Rooney, we are told, provided a home for the orphaned Sullivan after he was deserted by his father. Now an adult with a wife and two children, Sullivan's devotion to his employer goes beyond economic indebtedness. He is like a son to the old man which does not sit well with Connor Rooney, the mob lord's genuine flesh and blood offspring. This is made clear early on when during a wake for a slain comrade, Sullivan and Rooney perform a duet at the piano while a jealous Connor angrily looks on.
The competition between them turns deadly when Sullivan and Connor are ordered to have a 'talk' with a recalcitrant co-hort. The violent Connor's words are supplemented with gunfire. Unfortunately, Sullivan's oldest son, also named Michael, is curious about his father's profession and has stowed away on the mission, witnessing the bloodbath, and is discovered in the process.
Can he be trusted to keep quiet? His father thinks so, as does the elder Rooney, but Connor is unconvinced. In one of the most effective moments, Sullivan learns he has been targeted by Connor for execution. After turning the tables on his assassin, he returns home to find his wife and youngest son slain. Now he heads out, with the younger Michael, on the road to the place of the title, literally Hell. Hoping to hit his employer where it hurts, he sets out to rob the banks where mob money is held, elude Harlen 'The Reporter' Maguire (Jude Law), a killer who photographs his own victims as they prepare to enter eternity, and protect his son, not only from the killers on their trail, but from a life as lawless as his own.
The question for Sullivan is who commands greater loyalty from mob patriarch Rooney? The hit man who is like a son to him? Or the literal son, Connor? It's answered in a series of bloody, artfully staged battles including a nearly silent mob war in which the only sound heard is that of the rain, so heavy it threatens to flood the streets.
It is the legendary cinematographer Conrad Hall who leaves the most dramatic mark on Road to Perdition. Photographing everything in dark, muted colors, the film suggests an Edward Hopper painting, as does the impressive art and set decoration by Richard L. Johnson and Nancy Haigh. The performances also command respect. Hanks shakes off his boyish nice guy image and comfortably eases into his doomed character's bulky overcoat (perfect for hiding a machine gun) and burdened conscience. Newman is equally good as Rooney, suggesting both the kindness and cruelty required in the head of a family whose business means bloodshed. Jude Law, however, is given little to work with beyond a pair of badly stained teeth, and seems superfluous.

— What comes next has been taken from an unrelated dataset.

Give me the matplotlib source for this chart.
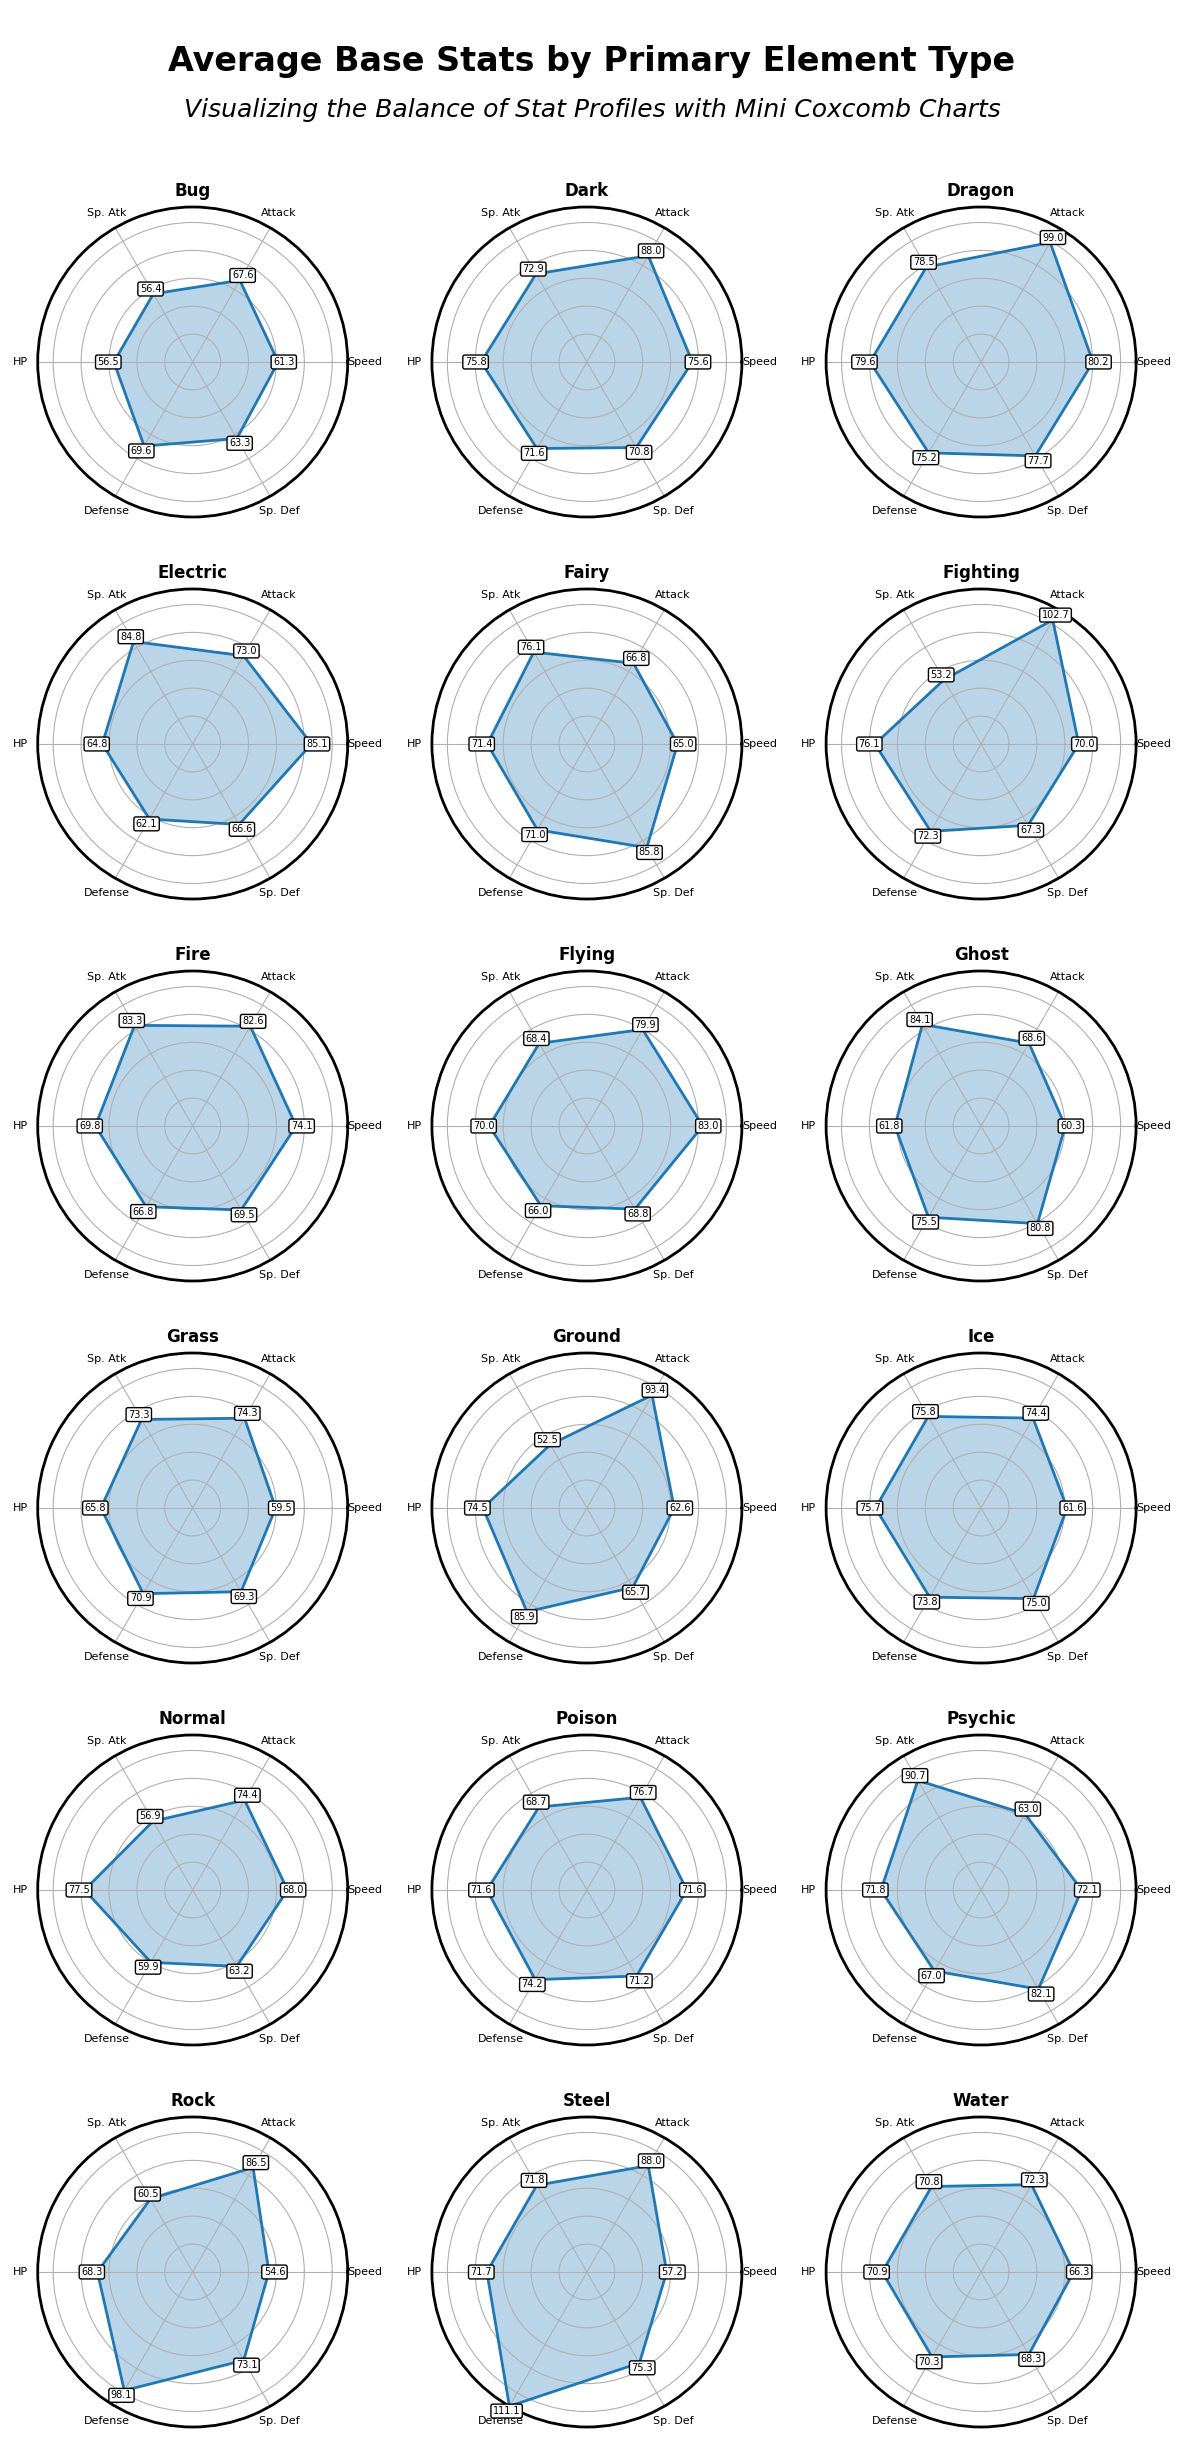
import numpy as np
import matplotlib
matplotlib.use("Agg")
import matplotlib.pyplot as plt

stats = ["Speed", "Attack", "Sp. Atk", "HP", "Defense", "Sp. Def"]
types = ["Bug", "Dark", "Dragon", "Electric", "Fairy", "Fighting",
         "Fire", "Flying", "Ghost", "Grass", "Ground", "Ice",
         "Normal", "Poison", "Psychic", "Rock", "Steel", "Water"]

bug = [61.3, 67.6, 56.4, 56.5, 69.6, 63.3]
dark = [75.6, 88.0, 72.9, 75.8, 71.6, 70.8]
dragon = [80.2, 99.0, 78.5, 79.6, 75.2, 77.7]
electric = [85.1, 73.0, 84.8, 64.8, 62.1, 66.6]
fairy = [65.0, 66.8, 76.1, 71.4, 71.0, 85.8]
fighting = [70.0, 102.7, 53.2, 76.1, 72.3, 67.3]
fire = [74.1, 82.6, 83.3, 69.8, 66.8, 69.5]
flying = [83.0, 79.9, 68.4, 70.0, 66.0, 68.8]
ghost = [60.3, 68.6, 84.1, 61.8, 75.5, 80.8]
grass = [59.5, 74.3, 73.3, 65.8, 70.9, 69.3]
ground = [62.6, 93.4, 52.5, 74.5, 85.9, 65.7]
ice = [61.6, 74.4, 75.8, 75.7, 73.8, 75.0]
normal = [68.0, 74.4, 56.9, 77.5, 59.9, 63.2]
poison = [71.6, 76.7, 68.7, 71.6, 74.2, 71.2]
psychic = [72.1, 63.0, 90.7, 71.8, 67.0, 82.1]
rock = [54.6, 86.5, 60.5, 68.3, 98.1, 73.1]
steel = [57.2, 88.0, 71.8, 71.7, 111.1, 75.3]
water = [66.3, 72.3, 70.8, 70.9, 70.3, 68.3]

values = [bug, dark, dragon, electric, fairy, fighting,
          fire, flying, ghost, grass, ground, ice,
          normal, poison, psychic, rock, steel, water]

rings = [20, 40, 60, 80, 100]

W, H = 1184, 2439
fig = plt.figure(figsize=(W / 100, H / 100), dpi=100)

fig.text(0.5, 1 - 62 / H, "Average Base Stats by Primary Element Type",
         ha="center", va="center", fontsize=24, fontweight="bold")
fig.text(0.5, 1 - 110 / H, "Visualizing the Balance of Stat Profiles with Mini Coxcomb Charts",
         ha="center", va="center", fontsize=18, fontstyle="italic")

n = len(stats)
angles = np.linspace(0, 2 * np.pi, n, endpoint=False)
rmax = max(max(v) for v in values)

diam = 310
cx0, dx = 192.7, 394.2
cy0, dy = 362.0, 382.0

for i, (name, vals) in enumerate(zip(types, values)):
    r, c = divmod(i, 3)
    cx = cx0 + c * dx
    cy = cy0 + r * dy
    ax = fig.add_axes([(cx - diam / 2) / W, 1 - (cy + diam / 2) / H, diam / W, diam / H],
                      projection="polar")
    a = np.concatenate([angles, angles[:1]])
    v = np.array(vals + vals[:1])
    ax.fill(a, v, color="#1f77b4", alpha=0.3)
    ax.plot(a, v, color="#1f77b4", linewidth=2)
    ax.set_ylim(0, rmax)
    ax.set_yticks(rings)
    ax.set_yticklabels([])
    ax.set_xticks(angles)
    ax.set_xticklabels(stats, fontsize=8)
    ax.tick_params(axis="x", pad=2)
    ax.spines["polar"].set_linewidth(2)
    ax.spines["polar"].set_color("black")
    for ang, val in zip(angles, vals):
        ax.text(ang, val + 4, f"{val:.1f}", ha="center", va="center", fontsize=7,
                bbox=dict(boxstyle="round,pad=0.2", facecolor="white", edgecolor="black", linewidth=1))
    ax.set_title(name, fontsize=12, fontweight="bold", pad=8)

fig.savefig("out.png", dpi=100)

But then Road to Perdition itself is rather superfluous. Its attempt to be something more than a rat-a-tat-tat gangster movie is a failure. The blame for that belongs to director Mendes, perhaps the most overrated talent in Hollywood today (the Oscars for American Beauty really weren't deserved). He obviously wants his movie to be a commentary on the relationships between fathers and sons, sin and redemption, and assorted other 'big' themes. Like I said, it looks like an Edward Hopper painting, and in the end it's a little too much like a painting for its own good. Too preoccupied with effect to be affecting, it's nice to look at, but it's canvas is too small for its frame.